[Exercise objective] Without the pictures, please reproduce only the lines from the one with "What Plotly code" through the one with "import plotly.graph_objects as go", both included.
++++ Records for this exercise
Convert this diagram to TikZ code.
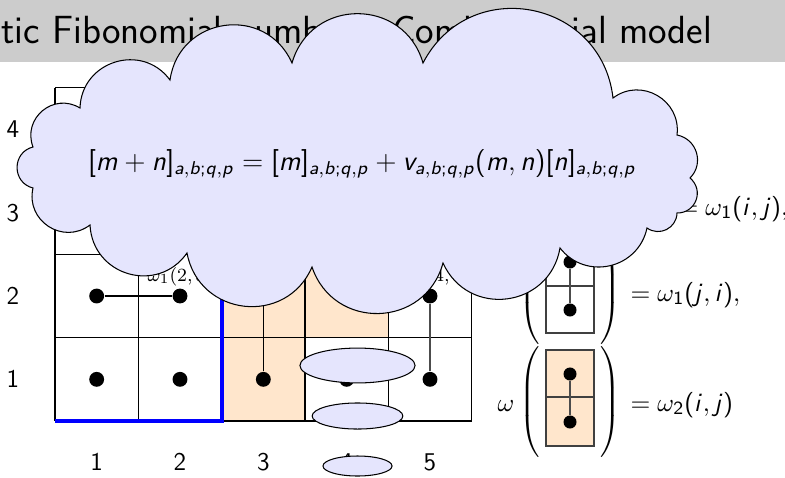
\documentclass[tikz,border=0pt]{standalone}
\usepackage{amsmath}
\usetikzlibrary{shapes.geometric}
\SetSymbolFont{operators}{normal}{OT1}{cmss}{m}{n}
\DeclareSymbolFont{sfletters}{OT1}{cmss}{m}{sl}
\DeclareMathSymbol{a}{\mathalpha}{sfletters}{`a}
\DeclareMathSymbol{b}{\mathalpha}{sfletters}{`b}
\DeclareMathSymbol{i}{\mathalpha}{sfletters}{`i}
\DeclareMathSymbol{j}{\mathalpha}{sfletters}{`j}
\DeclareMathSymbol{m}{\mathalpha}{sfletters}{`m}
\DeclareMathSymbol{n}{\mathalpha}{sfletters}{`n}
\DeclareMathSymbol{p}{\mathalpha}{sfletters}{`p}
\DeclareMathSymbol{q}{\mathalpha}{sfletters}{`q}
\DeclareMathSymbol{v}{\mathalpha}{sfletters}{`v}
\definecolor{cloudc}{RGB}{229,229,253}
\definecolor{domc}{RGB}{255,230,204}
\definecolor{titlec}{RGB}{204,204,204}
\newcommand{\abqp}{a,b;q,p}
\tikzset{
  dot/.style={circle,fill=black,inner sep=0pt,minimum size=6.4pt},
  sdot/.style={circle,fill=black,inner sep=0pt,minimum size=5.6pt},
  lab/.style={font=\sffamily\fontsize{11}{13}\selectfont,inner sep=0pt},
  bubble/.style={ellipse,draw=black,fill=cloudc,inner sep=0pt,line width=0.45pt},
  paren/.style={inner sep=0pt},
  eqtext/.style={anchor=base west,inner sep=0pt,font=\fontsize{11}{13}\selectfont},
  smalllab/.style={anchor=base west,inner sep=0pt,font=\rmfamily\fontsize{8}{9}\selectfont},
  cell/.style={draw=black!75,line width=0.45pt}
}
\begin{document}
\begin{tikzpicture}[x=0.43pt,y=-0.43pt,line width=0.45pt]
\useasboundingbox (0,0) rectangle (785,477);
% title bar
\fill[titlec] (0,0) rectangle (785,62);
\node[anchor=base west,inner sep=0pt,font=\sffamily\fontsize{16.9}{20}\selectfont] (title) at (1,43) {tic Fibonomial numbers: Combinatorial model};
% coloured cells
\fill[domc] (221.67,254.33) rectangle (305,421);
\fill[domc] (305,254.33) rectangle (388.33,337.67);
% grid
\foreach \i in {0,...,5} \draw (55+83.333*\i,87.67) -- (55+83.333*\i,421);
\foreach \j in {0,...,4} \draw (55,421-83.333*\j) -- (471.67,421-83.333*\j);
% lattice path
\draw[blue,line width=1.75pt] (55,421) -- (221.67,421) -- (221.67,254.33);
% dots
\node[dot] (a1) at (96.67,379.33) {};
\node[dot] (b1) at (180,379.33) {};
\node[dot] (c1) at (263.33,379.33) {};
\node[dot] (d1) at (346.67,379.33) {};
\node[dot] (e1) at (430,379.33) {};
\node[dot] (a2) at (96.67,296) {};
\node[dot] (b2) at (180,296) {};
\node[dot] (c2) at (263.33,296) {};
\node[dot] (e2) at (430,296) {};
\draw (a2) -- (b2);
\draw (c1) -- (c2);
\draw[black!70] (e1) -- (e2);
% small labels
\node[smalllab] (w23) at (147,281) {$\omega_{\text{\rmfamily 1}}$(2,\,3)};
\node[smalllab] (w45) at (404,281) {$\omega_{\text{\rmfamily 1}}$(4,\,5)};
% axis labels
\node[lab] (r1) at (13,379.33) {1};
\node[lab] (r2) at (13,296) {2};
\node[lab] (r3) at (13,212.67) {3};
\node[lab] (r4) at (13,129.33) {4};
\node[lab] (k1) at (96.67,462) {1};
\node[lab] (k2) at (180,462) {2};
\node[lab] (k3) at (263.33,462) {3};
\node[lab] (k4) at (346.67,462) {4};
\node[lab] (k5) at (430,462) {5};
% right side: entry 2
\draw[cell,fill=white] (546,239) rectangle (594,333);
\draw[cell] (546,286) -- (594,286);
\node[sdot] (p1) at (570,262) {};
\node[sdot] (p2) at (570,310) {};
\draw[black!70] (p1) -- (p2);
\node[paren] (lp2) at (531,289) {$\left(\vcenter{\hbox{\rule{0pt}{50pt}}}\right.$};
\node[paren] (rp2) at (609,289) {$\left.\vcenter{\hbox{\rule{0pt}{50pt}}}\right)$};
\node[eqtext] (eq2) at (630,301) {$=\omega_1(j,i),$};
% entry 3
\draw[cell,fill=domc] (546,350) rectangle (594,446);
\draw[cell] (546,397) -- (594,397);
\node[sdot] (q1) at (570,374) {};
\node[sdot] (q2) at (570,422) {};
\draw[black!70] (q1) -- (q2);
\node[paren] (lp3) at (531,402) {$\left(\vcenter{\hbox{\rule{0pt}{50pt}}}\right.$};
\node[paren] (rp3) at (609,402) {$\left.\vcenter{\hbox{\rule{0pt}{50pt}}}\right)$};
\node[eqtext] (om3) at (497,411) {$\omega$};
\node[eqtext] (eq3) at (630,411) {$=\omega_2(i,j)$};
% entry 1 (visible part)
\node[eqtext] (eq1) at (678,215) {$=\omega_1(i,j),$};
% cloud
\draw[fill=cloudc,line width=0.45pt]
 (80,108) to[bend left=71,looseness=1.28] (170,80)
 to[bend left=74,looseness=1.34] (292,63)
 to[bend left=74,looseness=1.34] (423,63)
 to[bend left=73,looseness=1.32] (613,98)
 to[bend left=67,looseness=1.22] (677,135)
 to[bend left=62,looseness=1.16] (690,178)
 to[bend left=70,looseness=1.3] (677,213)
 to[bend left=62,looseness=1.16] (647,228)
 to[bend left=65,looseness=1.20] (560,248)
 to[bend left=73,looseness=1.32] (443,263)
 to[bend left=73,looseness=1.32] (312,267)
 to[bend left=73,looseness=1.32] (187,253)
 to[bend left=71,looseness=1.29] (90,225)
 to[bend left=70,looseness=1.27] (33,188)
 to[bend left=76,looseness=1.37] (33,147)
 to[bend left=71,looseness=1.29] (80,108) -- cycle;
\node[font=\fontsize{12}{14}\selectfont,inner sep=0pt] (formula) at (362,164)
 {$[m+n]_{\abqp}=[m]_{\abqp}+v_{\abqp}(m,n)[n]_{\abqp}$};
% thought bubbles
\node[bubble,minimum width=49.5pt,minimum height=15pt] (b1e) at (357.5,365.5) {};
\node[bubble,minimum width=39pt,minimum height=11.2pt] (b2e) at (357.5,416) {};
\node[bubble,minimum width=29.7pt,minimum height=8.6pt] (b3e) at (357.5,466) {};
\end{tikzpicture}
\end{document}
++++++++
++++ Records for this exercise
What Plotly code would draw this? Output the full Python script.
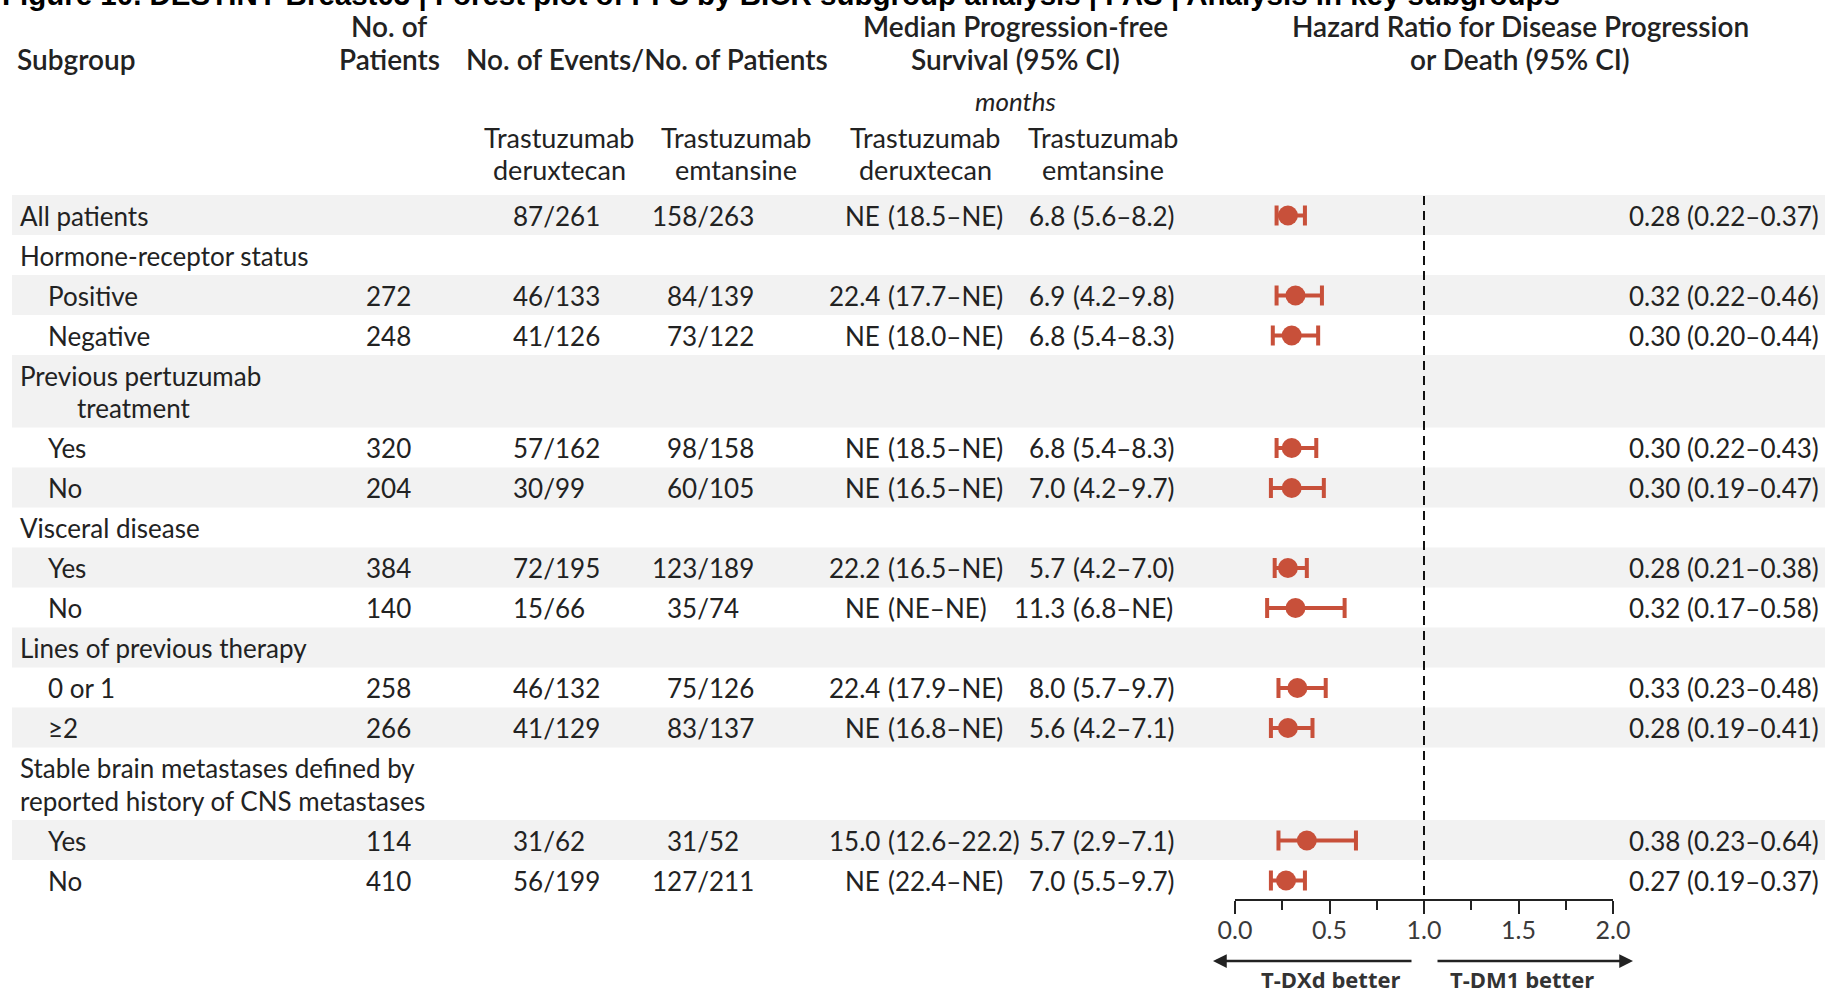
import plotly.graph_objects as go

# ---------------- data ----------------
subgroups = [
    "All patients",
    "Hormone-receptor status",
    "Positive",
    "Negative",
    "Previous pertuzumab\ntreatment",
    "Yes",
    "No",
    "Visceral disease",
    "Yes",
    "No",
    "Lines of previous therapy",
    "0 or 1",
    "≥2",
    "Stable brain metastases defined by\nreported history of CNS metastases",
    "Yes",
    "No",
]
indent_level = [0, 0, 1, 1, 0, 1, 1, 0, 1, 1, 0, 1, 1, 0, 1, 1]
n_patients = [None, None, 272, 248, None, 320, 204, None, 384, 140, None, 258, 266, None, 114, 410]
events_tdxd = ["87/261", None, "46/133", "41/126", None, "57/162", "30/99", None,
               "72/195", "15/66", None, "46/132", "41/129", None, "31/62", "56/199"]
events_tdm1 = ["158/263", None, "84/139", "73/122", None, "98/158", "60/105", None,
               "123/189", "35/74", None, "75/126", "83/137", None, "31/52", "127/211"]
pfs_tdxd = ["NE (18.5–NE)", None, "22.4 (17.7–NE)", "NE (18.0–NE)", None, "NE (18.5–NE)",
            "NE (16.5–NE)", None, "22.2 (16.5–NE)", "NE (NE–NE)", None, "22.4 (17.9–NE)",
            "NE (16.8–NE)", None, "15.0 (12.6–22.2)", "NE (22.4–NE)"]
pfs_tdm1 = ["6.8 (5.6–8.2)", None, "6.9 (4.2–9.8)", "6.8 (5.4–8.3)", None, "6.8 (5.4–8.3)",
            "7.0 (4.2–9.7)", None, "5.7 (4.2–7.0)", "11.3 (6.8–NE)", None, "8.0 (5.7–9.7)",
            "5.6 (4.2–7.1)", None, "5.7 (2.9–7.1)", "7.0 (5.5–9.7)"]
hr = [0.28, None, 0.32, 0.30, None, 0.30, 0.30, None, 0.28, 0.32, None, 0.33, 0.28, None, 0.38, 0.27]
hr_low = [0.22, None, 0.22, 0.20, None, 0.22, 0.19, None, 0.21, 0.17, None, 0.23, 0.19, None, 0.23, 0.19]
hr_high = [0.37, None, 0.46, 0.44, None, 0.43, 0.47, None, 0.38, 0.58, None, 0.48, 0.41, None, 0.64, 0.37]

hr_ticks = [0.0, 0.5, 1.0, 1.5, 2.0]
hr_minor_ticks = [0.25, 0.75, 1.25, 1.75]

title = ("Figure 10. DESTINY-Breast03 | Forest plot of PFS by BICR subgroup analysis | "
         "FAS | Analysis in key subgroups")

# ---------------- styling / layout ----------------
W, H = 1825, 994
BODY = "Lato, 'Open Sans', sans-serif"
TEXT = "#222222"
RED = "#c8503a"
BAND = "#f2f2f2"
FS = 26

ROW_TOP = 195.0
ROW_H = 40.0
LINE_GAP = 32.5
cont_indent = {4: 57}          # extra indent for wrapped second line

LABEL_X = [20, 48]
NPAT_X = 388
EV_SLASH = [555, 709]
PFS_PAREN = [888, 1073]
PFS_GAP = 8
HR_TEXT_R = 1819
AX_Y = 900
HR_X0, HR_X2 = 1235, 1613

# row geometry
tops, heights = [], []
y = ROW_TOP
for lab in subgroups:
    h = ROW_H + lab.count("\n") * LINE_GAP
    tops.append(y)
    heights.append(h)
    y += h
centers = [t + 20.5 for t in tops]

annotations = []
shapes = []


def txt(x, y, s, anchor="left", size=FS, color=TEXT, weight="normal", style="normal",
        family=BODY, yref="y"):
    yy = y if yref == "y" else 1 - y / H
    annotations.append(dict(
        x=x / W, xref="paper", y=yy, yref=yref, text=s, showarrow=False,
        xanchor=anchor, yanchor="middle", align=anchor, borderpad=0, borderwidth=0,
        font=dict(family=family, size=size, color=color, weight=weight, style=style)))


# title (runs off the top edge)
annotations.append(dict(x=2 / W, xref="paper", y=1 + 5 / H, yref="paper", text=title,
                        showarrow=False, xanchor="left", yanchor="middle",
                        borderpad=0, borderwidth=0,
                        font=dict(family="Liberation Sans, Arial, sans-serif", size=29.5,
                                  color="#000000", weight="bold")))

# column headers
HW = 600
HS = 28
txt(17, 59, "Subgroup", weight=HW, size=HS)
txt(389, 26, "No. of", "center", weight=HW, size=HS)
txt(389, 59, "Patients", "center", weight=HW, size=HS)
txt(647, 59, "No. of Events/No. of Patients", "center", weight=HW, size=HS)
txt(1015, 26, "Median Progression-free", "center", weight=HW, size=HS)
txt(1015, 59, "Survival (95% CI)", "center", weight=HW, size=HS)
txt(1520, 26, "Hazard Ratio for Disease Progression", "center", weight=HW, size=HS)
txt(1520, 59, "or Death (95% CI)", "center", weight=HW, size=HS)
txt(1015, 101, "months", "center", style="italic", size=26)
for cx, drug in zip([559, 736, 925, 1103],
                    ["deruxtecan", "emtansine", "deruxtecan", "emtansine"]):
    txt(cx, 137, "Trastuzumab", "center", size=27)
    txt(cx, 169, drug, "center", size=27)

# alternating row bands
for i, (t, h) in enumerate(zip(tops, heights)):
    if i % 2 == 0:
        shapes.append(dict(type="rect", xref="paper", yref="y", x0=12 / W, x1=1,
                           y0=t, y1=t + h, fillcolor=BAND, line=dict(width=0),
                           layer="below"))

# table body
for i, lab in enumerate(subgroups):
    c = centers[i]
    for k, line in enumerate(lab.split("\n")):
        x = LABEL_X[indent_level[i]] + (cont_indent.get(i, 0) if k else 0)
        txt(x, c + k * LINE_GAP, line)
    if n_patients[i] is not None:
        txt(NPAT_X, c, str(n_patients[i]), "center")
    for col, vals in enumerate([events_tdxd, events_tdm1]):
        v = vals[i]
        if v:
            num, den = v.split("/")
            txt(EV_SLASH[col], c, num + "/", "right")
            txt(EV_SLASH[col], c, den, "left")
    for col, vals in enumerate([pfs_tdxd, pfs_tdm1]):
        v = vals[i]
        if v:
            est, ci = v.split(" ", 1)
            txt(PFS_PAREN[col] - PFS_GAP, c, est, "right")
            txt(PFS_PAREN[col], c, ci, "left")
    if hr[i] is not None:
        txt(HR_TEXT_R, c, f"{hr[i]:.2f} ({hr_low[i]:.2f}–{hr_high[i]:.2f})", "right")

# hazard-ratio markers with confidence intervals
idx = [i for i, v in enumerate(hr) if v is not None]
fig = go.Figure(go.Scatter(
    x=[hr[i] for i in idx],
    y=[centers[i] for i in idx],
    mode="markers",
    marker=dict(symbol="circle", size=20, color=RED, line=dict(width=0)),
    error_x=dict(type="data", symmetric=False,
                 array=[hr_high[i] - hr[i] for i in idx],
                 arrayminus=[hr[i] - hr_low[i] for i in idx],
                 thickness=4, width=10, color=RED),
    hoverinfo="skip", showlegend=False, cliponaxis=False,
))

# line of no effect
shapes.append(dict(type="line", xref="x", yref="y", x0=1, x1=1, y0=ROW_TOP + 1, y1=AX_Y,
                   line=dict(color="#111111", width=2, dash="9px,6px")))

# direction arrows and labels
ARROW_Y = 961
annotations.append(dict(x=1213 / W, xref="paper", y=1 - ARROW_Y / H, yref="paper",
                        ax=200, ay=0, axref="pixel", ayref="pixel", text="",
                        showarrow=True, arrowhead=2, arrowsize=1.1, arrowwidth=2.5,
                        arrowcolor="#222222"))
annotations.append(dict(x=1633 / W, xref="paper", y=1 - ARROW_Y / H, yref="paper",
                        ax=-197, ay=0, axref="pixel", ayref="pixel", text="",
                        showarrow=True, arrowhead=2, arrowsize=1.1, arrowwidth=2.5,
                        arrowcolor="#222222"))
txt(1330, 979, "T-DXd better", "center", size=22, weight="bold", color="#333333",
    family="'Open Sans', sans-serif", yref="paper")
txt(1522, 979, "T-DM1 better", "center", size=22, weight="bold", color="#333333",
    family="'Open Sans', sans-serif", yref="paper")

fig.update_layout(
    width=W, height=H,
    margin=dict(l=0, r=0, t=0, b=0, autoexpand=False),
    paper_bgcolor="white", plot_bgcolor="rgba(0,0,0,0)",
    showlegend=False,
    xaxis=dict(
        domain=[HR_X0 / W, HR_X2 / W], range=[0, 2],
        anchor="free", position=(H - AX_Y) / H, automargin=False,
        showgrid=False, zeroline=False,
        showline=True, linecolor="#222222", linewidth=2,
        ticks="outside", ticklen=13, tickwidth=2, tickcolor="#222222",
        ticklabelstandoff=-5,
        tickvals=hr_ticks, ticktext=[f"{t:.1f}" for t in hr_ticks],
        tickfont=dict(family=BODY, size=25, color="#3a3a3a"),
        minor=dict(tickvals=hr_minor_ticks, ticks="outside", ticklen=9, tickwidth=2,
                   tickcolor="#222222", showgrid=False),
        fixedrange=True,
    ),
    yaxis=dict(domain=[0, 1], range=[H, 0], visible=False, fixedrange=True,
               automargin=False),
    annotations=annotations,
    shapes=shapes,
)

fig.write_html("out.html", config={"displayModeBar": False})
++++++++
[Result]
What Plotly code would draw this? Output the full Python script.
import plotly.graph_objects as go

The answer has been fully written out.